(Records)
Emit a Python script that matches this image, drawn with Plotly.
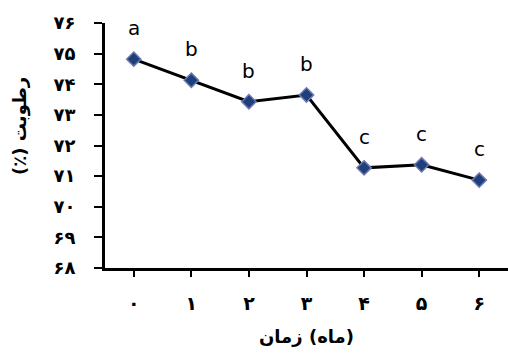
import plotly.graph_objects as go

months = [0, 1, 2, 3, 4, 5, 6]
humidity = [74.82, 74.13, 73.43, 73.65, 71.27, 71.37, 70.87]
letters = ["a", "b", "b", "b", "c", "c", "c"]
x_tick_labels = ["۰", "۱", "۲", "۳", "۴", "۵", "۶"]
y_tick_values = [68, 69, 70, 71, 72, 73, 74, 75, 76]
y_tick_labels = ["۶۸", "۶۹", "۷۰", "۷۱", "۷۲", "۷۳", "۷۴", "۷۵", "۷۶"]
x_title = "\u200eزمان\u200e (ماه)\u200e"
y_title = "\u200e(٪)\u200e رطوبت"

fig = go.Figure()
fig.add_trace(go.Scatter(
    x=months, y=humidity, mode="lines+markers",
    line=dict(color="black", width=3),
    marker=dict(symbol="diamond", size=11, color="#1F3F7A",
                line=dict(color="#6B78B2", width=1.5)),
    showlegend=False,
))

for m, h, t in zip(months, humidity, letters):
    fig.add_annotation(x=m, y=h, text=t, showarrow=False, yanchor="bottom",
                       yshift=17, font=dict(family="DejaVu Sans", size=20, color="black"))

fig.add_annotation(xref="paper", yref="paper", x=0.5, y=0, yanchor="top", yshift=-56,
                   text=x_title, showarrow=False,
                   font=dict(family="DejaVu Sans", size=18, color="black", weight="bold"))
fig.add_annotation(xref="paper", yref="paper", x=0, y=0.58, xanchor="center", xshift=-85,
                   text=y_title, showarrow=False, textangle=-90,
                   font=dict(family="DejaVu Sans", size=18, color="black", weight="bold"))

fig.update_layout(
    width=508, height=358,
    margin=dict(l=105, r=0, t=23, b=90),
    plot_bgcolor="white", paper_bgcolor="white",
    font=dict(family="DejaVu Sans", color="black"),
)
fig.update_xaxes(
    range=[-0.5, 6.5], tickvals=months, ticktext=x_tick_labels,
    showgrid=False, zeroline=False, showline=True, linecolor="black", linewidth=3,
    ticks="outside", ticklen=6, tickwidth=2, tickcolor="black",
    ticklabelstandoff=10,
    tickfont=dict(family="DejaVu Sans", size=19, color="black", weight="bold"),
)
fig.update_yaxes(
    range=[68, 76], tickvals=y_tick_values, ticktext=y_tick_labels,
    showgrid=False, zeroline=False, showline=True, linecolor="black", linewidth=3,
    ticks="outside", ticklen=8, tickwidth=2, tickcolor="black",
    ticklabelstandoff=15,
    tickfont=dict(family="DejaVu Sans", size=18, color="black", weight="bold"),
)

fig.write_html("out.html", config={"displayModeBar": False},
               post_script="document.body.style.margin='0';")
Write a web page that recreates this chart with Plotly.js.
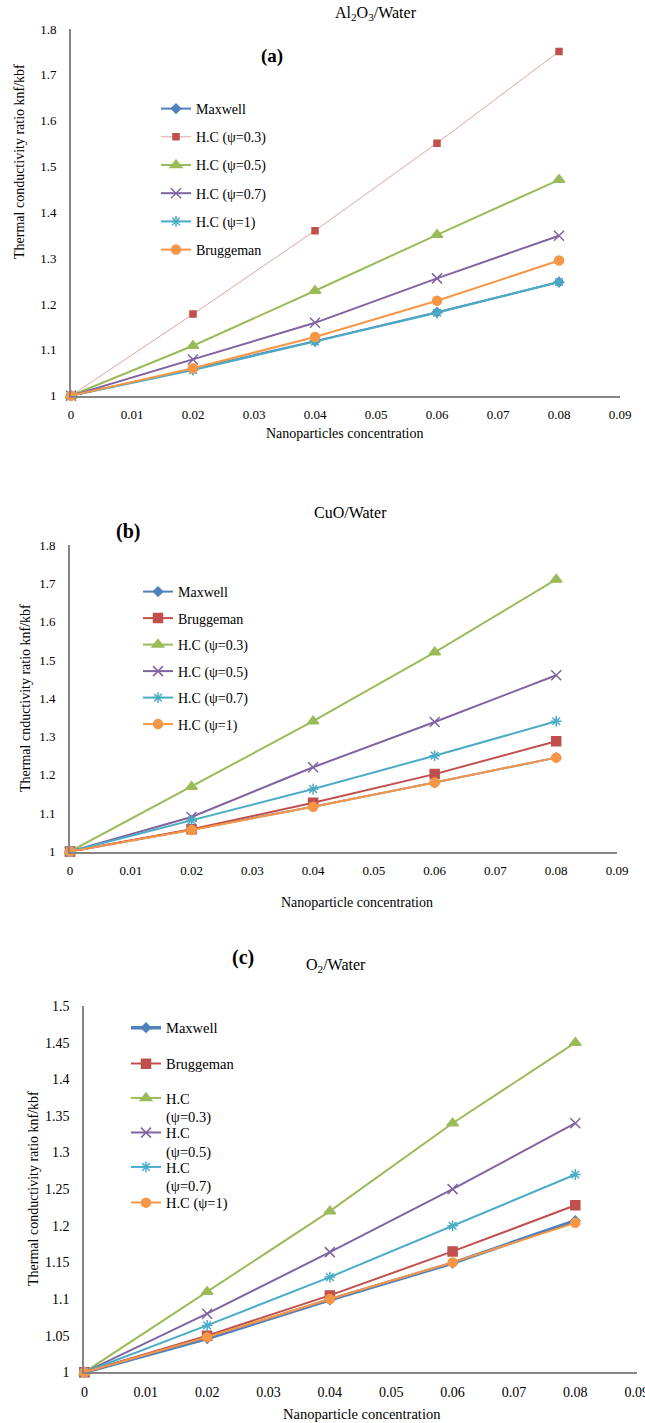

-- What needs to be done --
Please transcribe, word for word, every line from the first line of the records above through the line containing "import plotly.graph_objects as go", and leave out any pictures.

-- Full output --
Emit a Python script that matches this image, drawn with Plotly.
import plotly.graph_objects as go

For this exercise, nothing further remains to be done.